Expressively alert: Francesco Piemontesi © Marco Borggreve

In the 1780s Mozart took the bold step of throwing himself into life as a freelance composer. Rather than relying on aristocratic patronage he set up a series of subscription concerts, for which he hired the hall, had the tickets printed and wrote new works to attract a paying audience.

The main legacy of these concerts for posterity is the remarkable series of piano concertos that he wrote for himself to play, unequalled by any other major composer. For some years it looked as though these might become the province solely of period instrument specialists in recordings, but the standard grand piano now seems to be back in fashion.

Album cover of ‘Mozart: Piano Concertos Nos 19 & 27‘ by Francesco Piemontesi

This is the second disc that young Italian pianist Francesco Piemontesi has made with the Scottish Chamber Orchestra, conducted by Andrew Manze. It pairs the cheerful, intricately woven Piano Concerto No.19, K.459, with the late and more reflective Piano Concerto No.27, K.595, written in the last year of Mozart's life.

It makes just as enjoyable a disc as its predecessor, if not for quite the same reasons. This is more clearly a young man's Mozart, enlivened by a bright eye and a keen, decisive way with the music.

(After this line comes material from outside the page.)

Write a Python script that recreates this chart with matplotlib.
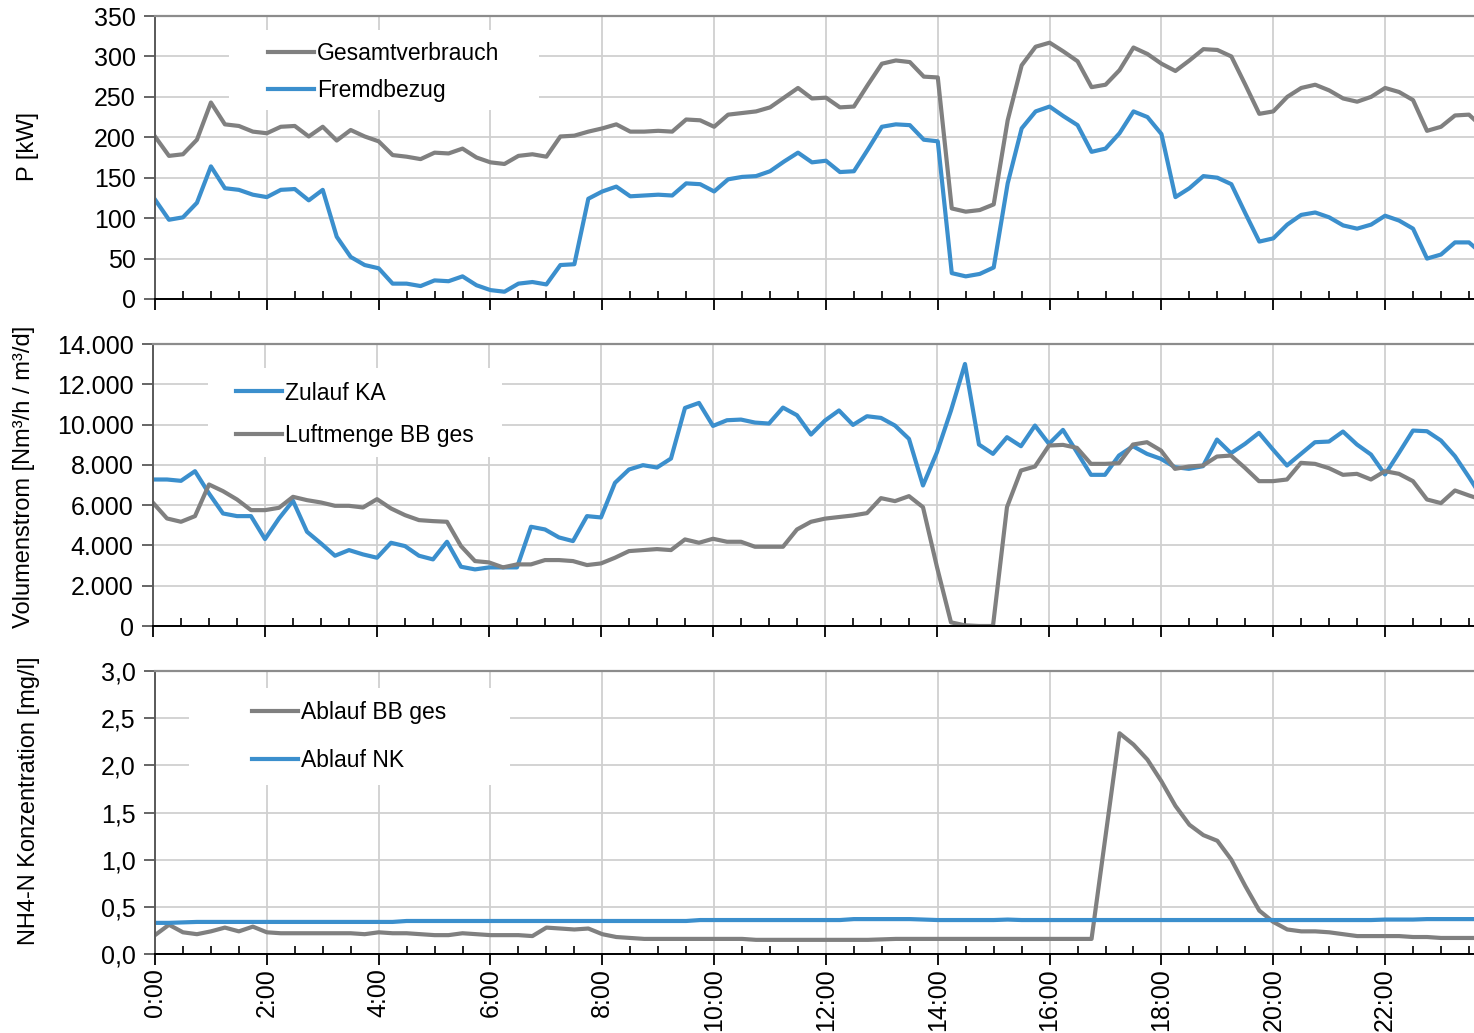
import matplotlib
matplotlib.use("Agg")
import matplotlib.pyplot as plt
import numpy as np
from matplotlib.patches import Rectangle
from matplotlib.ticker import MultipleLocator, FuncFormatter

plt.rcParams["font.family"] = ["Liberation Sans", "DejaVu Sans"]

# 15-minute values, 0:00 ... 23:45
hours = np.arange(96) * 0.25

gesamtverbrauch = [
    201, 177, 179, 197, 243, 216, 214, 207, 205, 213,
    214, 201, 213, 196, 209, 201, 195, 178, 176, 173,
    181, 180, 186, 175, 169, 167, 177, 179, 176, 201,
    202, 207, 211, 216, 207, 207, 208, 207, 222, 221,
    213, 228, 230, 232, 237, 249, 261, 248, 249, 237,
    238, 265, 291, 295, 293, 275, 274, 112, 108, 110,
    117, 221, 289, 312, 317, 306, 294, 262, 265, 283,
    311, 303, 291, 282, 295, 309, 308, 300, 265, 229,
    232, 250, 261, 265, 258, 248, 244, 250, 261, 256,
    246, 208, 213, 227, 228, 212,
]
fremdbezug = [
    123, 98, 101, 119, 164, 137, 135, 129, 126, 135,
    136, 122, 135, 77, 52, 42, 38, 19, 19, 16,
    23, 22, 28, 17, 11, 9, 19, 21, 18, 42,
    43, 124, 133, 139, 127, 128, 129, 128, 143, 142,
    133, 148, 151, 152, 158, 170, 181, 169, 171, 157,
    158, 185, 213, 216, 215, 197, 195, 32, 28, 31,
    39, 143, 211, 232, 238, 226, 215, 182, 186, 205,
    232, 225, 204, 126, 137, 152, 150, 142, 106, 71,
    75, 92, 104, 107, 101, 91, 87, 92, 103, 97,
    87, 50, 55, 70, 70, 55,
]
zulauf_ka = [
    7273, 7273, 7207, 7686, 6579, 5587, 5455, 5455, 4314, 5339,
    6215, 4678, 4099, 3488, 3769, 3554, 3389, 4132, 3967, 3488,
    3306, 4182, 2942, 2810, 2909, 2909, 2909, 4926, 4793, 4397,
    4215, 5455, 5389, 7108, 7769, 7984, 7868, 8314, 10826, 11075,
    9934, 10215, 10248, 10099, 10050, 10843, 10463, 9504, 10200, 10700,
    9984, 10414, 10331, 9951, 9290, 6976, 8629, 10695, 13009, 9009,
    8546, 9373, 8926, 9951, 9042, 9736, 8629, 7505, 7505, 8463,
    8926, 8546, 8298, 7885, 7802, 7934, 9257, 8579, 9042, 9587,
    8761, 7967, 8546, 9124, 9157, 9653, 9009, 8513, 7521, 8596,
    9703, 9670, 9207, 8430, 7389, 6300,
]
luftmenge_bb = [
    6116, 5339, 5174, 5455, 7025, 6695, 6281, 5752, 5752, 5868,
    6413, 6248, 6132, 5967, 5967, 5884, 6298, 5835, 5504, 5256,
    5207, 5174, 3967, 3223, 3157, 2909, 3058, 3058, 3273, 3273,
    3223, 3025, 3107, 3389, 3719, 3769, 3818, 3769, 4298, 4132,
    4331, 4182, 4182, 3934, 3934, 3934, 4793, 5174, 5330, 5410,
    5488, 5604, 6348, 6199, 6447, 5901, 2926, 182, 33, 0,
    0, 5901, 7719, 7918, 8959, 8992, 8844, 8050, 8050, 8083,
    9009, 9124, 8711, 7802, 7918, 7967, 8414, 8463, 7852, 7191,
    7191, 7273, 8100, 8050, 7835, 7505, 7554, 7273, 7686, 7554,
    7191, 6281, 6100, 6728, 6480, 6250,
]
ablauf_bb = [
    0.20, 0.31, 0.23, 0.21, 0.24, 0.28, 0.24, 0.29, 0.23, 0.22,
    0.22, 0.22, 0.22, 0.22, 0.22, 0.21, 0.23, 0.22, 0.22, 0.21,
    0.20, 0.20, 0.22, 0.21, 0.20, 0.20, 0.20, 0.19, 0.28, 0.27,
    0.26, 0.27, 0.21, 0.18, 0.17, 0.16, 0.16, 0.16, 0.16, 0.16,
    0.16, 0.16, 0.16, 0.15, 0.15, 0.15, 0.15, 0.15, 0.15, 0.15,
    0.15, 0.15, 0.155, 0.16, 0.16, 0.16, 0.16, 0.16, 0.16, 0.16,
    0.16, 0.16, 0.16, 0.16, 0.16, 0.16, 0.16, 0.16, 1.25, 2.34,
    2.22, 2.06, 1.83, 1.57, 1.37, 1.26, 1.20, 1.00, 0.72, 0.46,
    0.34, 0.26, 0.24, 0.24, 0.23, 0.21, 0.19, 0.19, 0.19, 0.19,
    0.18, 0.18, 0.17, 0.17, 0.17, 0.17,
]
ablauf_nk = [
    0.33, 0.33, 0.335, 0.34, 0.34, 0.34, 0.34, 0.34, 0.34, 0.34,
    0.34, 0.34, 0.34, 0.34, 0.34, 0.34, 0.34, 0.34, 0.35, 0.35,
    0.35, 0.35, 0.35, 0.35, 0.35, 0.35, 0.35, 0.35, 0.35, 0.35,
    0.35, 0.35, 0.35, 0.35, 0.35, 0.35, 0.35, 0.35, 0.35, 0.36,
    0.36, 0.36, 0.36, 0.36, 0.36, 0.36, 0.36, 0.36, 0.36, 0.36,
    0.37, 0.37, 0.37, 0.37, 0.37, 0.365, 0.36, 0.36, 0.36, 0.36,
    0.36, 0.365, 0.36, 0.36, 0.36, 0.36, 0.36, 0.36, 0.36, 0.36,
    0.36, 0.36, 0.36, 0.36, 0.36, 0.36, 0.36, 0.36, 0.36, 0.36,
    0.36, 0.36, 0.36, 0.36, 0.36, 0.36, 0.36, 0.36, 0.365, 0.365,
    0.365, 0.37, 0.37, 0.37, 0.37, 0.37,
]

GRAY = "#808080"
BLUE = "#3b8fcd"
GRID = "#d0d0d0"
TICK_FS = 18
LABEL_FS = 17
LEG_FS = 16.5

W, H = 1474, 1033
fig = plt.figure(figsize=(W / 100, H / 100), dpi=100)


def px_axes(left, top, bottom, right=W):
    return fig.add_axes([left / W, 1 - bottom / H, (right - left) / W, (bottom - top) / H])


ax1 = px_axes(155, 16, 299)
ax2 = px_axes(153, 344, 626)
ax3 = px_axes(155, 671, 954)

ax1.plot(hours, gesamtverbrauch, color=GRAY, lw=3, label="Gesamtverbrauch", zorder=2)
ax1.plot(hours, fremdbezug, color=BLUE, lw=3, label="Fremdbezug", zorder=2)

ax2.plot(hours, zulauf_ka, color=BLUE, lw=3, label="Zulauf KA", zorder=2)
ax2.plot(hours, luftmenge_bb, color=GRAY, lw=3, label="Luftmenge BB ges", zorder=2.1)

ax3.plot(hours, ablauf_bb, color=GRAY, lw=3, label="Ablauf BB ges", zorder=2)
ax3.plot(hours, ablauf_nk, color=BLUE, lw=3, label="Ablauf NK", zorder=2.1)

ax1.set_ylim(0, 350)
ax1.yaxis.set_major_locator(MultipleLocator(50))
ax1.set_ylabel("P [kW]", fontsize=LABEL_FS)
ax1.yaxis.set_label_coords(-0.088, 0.54)

ax2.set_ylim(0, 14000)
ax2.yaxis.set_major_locator(MultipleLocator(2000))
ax2.yaxis.set_major_formatter(FuncFormatter(lambda v, p: f"{v:,.0f}".replace(",", ".")))
ax2.set_ylabel("Volumenstrom [Nm³/h / m³/d]", fontsize=LABEL_FS)
ax2.yaxis.set_label_coords(-0.089, 0.528)

ax3.set_ylim(0, 3)
ax3.yaxis.set_major_locator(MultipleLocator(0.5))
ax3.yaxis.set_major_formatter(FuncFormatter(lambda v, p: f"{v:.1f}".replace(".", ",")))
ax3.set_ylabel("NH4-N Konzentration [mg/l]", fontsize=LABEL_FS)
ax3.yaxis.set_label_coords(-0.087, 0.54)

# legend boxes (white patch hides the grid) in axes fractions
legend_cfg = [
    (ax1, (0.056, 0.668, 0.235, 0.283), (0.0857, 0.909), 0.64),
    (ax2, (0.042, 0.599, 0.222, 0.316), (0.0628, 0.867), 0.87),
    (ax3, (0.026, 0.597, 0.243, 0.343), (0.0735, 0.893), 1.08),
]

for ax, box, anchor, spacing in legend_cfg:
    ax.set_xlim(0, 23.59)
    ax.xaxis.set_major_locator(MultipleLocator(2))
    ax.xaxis.set_minor_locator(MultipleLocator(0.5))
    ax.xaxis.set_major_formatter(FuncFormatter(lambda v, p: f"{int(round(v))}:00"))
    ax.set_axisbelow(True)
    ax.grid(True, which="major", color=GRID, lw=1.3)
    ax.tick_params(axis="x", which="major", direction="out", length=8, width=1.3,
                   color="black", labelsize=TICK_FS, labelrotation=90, pad=2)
    ax.tick_params(axis="x", which="minor", direction="in", length=6, width=1.2, color="black")
    ax.tick_params(axis="y", which="major", direction="out", length=8, width=1.3,
                   color="#595959", labelsize=TICK_FS, pad=6)
    ax.spines["right"].set_visible(False)
    ax.spines["top"].set_color("#8c8c8c")
    ax.spines["top"].set_linewidth(1.6)
    ax.spines["left"].set_color("#595959")
    ax.spines["left"].set_linewidth(1.4)
    ax.spines["bottom"].set_color("black")
    ax.spines["bottom"].set_linewidth(1.4)
    ax.add_patch(Rectangle(box[:2], box[2], box[3], transform=ax.transAxes,
                           facecolor="white", edgecolor="none", zorder=1))
    leg = ax.legend(loc="upper left", bbox_to_anchor=anchor, frameon=False,
                    fontsize=LEG_FS, borderpad=0, borderaxespad=0,
                    handlelength=2.0, handletextpad=0.15, labelspacing=spacing)
    leg.set_zorder(5)

ax1.tick_params(axis="x", labelbottom=False)
ax2.tick_params(axis="x", labelbottom=False)

fig.savefig("out.png", dpi=100, facecolor="white")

It fits that the Scottish Chamber Orchestra's playing is also trim and clear, making the performances all of a piece.

Between them, Piemontesi and Manze propel the Piano Concerto No.19 along at a bubbling, but never forced, pace. The Piano Concerto No.27 is also less introspective than it can be, but Piemontesi is always expressively alert to the clouds that from time to time pass across this music's peaceful, sunlit sky.